After graduating from high school in Grand Forks in 1967, Hancheroff attended Selkirk College and the University of Victoria, then in 1971 took a job at Okanagan Falls Elementary School.

“As time went by, we had our own kids and life was fine, the area was great. I loved teaching (and) did an awful lot of volunteering in Okanagan Falls.”

He spent his entire career at the school before retiring in 2004. Hancheroff, who has four children and five grandchildren, now lives with his wife, Barbara, on the family vineyard in Kaleden.

Following his retirement, Hancheroff was elected as a trustee on the board of the Okanagan Similkameen School District, from which he’s currently on a leave of absence, and also served on the board of the Okanagan Falls Irrigation District.
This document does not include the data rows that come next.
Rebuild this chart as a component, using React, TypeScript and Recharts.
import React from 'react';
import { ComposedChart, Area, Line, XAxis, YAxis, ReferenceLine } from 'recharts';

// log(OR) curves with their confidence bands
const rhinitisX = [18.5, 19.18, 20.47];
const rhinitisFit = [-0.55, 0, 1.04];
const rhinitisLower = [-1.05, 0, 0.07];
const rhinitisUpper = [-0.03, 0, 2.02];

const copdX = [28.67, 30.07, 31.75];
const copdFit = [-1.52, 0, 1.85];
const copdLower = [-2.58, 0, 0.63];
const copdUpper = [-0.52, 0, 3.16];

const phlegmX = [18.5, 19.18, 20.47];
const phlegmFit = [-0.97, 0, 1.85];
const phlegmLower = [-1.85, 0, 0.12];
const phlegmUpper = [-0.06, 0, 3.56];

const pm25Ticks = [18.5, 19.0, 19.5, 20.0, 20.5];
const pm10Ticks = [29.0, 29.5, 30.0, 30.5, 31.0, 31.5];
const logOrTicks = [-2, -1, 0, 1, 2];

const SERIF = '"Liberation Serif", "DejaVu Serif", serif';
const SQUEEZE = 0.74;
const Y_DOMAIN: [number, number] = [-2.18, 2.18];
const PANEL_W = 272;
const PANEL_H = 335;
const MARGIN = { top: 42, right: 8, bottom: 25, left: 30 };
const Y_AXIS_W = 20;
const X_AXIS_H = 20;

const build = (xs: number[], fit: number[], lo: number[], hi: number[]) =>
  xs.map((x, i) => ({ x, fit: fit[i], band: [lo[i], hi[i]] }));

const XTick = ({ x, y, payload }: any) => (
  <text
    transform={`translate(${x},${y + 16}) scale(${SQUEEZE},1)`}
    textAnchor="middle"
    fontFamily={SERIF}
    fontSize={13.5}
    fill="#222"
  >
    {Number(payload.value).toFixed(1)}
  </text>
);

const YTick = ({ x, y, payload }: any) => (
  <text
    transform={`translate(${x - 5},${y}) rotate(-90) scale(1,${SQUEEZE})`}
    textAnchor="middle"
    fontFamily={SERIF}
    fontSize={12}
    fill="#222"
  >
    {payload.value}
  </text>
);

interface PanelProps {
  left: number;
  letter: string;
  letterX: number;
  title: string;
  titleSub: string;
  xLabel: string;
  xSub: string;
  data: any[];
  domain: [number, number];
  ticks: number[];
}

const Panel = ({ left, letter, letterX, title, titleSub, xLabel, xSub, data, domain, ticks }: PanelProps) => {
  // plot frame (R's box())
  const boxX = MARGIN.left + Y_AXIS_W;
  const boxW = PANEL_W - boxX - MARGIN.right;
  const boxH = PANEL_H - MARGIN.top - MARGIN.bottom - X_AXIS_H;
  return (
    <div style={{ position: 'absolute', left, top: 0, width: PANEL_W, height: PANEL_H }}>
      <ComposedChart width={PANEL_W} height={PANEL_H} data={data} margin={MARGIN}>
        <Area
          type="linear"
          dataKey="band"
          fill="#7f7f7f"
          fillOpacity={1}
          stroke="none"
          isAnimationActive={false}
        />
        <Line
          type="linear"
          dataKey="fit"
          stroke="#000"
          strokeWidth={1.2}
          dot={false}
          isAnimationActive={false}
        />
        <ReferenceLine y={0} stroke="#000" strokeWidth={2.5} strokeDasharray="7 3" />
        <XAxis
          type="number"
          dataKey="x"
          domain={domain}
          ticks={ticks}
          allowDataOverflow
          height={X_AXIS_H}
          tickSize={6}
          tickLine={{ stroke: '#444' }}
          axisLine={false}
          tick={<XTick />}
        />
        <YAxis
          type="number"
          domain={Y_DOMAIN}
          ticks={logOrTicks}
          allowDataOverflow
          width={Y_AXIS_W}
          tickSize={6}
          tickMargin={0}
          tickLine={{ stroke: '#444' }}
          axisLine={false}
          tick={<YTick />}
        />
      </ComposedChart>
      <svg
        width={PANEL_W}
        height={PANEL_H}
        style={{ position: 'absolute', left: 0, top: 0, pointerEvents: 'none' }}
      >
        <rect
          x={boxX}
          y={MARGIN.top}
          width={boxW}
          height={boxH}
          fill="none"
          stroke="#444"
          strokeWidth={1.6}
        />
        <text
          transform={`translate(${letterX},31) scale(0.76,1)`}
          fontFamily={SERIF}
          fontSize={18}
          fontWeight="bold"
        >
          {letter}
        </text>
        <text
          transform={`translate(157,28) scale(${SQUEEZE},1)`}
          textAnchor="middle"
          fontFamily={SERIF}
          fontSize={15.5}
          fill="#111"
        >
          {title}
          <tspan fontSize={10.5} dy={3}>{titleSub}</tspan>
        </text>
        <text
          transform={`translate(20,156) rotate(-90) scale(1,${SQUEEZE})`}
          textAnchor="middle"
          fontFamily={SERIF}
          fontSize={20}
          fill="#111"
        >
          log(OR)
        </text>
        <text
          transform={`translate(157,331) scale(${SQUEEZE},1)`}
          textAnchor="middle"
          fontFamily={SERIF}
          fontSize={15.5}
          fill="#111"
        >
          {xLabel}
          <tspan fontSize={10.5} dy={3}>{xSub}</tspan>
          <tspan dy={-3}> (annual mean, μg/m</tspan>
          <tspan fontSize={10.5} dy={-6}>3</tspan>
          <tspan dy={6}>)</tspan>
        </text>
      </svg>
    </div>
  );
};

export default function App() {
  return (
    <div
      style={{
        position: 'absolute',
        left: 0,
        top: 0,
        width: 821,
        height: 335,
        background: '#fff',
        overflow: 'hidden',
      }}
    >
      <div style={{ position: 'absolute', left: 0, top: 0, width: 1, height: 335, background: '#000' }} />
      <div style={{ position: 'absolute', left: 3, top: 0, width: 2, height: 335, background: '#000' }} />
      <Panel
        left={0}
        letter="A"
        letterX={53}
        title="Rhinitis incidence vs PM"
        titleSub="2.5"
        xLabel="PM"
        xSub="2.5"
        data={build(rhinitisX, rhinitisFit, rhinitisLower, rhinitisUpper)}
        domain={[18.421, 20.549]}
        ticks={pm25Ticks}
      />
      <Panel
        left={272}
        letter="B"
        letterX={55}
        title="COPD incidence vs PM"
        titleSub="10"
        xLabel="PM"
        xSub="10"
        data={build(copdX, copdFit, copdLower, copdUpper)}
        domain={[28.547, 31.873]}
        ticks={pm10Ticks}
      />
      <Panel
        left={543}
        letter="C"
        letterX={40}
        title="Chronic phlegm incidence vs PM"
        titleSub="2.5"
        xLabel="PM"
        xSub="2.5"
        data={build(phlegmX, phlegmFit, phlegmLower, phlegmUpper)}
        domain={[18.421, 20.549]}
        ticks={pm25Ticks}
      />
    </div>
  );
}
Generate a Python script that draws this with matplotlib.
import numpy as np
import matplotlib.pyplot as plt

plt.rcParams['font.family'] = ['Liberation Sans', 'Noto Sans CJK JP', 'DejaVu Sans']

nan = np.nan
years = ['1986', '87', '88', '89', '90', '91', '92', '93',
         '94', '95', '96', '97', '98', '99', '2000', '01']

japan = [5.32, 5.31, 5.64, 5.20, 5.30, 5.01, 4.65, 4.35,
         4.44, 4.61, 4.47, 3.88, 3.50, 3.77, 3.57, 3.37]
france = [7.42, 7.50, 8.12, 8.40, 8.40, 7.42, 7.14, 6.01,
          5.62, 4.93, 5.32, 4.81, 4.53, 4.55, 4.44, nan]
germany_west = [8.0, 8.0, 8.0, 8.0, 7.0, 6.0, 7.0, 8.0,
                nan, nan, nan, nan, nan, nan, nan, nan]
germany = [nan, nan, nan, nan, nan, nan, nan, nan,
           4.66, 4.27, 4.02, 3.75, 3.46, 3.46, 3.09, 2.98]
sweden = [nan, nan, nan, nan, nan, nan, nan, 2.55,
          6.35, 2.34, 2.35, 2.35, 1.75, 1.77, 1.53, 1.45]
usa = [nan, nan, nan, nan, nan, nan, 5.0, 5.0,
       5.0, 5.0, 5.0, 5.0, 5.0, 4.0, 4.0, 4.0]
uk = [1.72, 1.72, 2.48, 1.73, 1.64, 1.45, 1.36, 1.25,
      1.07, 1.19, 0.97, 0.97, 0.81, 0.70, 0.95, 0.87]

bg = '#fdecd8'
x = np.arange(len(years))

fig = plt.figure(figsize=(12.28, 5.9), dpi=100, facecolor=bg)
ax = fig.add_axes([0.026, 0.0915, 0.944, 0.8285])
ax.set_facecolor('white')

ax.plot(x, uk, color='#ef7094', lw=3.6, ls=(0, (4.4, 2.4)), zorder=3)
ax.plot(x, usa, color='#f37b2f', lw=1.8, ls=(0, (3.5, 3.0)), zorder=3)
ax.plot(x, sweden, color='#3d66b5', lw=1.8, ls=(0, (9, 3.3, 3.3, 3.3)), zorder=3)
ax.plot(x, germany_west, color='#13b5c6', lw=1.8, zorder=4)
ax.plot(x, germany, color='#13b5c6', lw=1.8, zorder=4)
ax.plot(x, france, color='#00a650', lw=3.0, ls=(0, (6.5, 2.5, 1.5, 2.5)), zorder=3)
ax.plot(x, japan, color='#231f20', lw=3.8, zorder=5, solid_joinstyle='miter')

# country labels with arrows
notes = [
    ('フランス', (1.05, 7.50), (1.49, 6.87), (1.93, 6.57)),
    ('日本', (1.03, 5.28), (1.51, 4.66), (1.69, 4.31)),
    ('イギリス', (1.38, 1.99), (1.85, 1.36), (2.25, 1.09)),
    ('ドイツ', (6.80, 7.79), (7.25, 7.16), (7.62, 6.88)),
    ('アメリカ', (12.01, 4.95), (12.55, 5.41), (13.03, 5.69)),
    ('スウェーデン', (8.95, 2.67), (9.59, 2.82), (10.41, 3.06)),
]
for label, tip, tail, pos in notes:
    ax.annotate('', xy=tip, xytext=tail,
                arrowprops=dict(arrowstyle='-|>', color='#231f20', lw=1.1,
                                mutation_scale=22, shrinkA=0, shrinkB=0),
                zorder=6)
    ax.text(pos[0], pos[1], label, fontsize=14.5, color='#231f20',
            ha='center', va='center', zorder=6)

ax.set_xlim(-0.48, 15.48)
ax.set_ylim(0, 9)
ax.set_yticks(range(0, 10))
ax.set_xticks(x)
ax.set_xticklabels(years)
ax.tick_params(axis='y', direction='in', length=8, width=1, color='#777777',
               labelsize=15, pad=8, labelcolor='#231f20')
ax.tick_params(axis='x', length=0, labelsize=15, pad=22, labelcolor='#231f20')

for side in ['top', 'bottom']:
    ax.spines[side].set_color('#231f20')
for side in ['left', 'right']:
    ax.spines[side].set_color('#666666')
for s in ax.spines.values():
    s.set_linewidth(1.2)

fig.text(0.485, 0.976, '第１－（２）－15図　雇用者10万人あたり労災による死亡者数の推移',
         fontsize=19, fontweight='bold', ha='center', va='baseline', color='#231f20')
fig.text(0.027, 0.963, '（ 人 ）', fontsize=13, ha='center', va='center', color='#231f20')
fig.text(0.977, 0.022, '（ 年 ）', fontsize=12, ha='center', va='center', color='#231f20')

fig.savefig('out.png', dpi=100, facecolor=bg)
Hancheroff said he’s been an NDP supporter for a “long, long time,” although, “I’m not leaning to the left a lot. In my opinion, I’m in the centre.”

Key issues for him lie in the forestry sector, in which he wants to see the government create more jobs and stop raw log exports, and agriculture, an industry he thinks would be reborn with his party’s three-point plan to encourage the purchase, production and consumption of B.C. goods.

Regardless of where people come down on issues or politics, Hancheroff just hopes they’ll make they their voices heard come election day.

 

“Please vote, please vote, please vote. And if you vote for me, thank you, but please vote. We need to have a democracy.”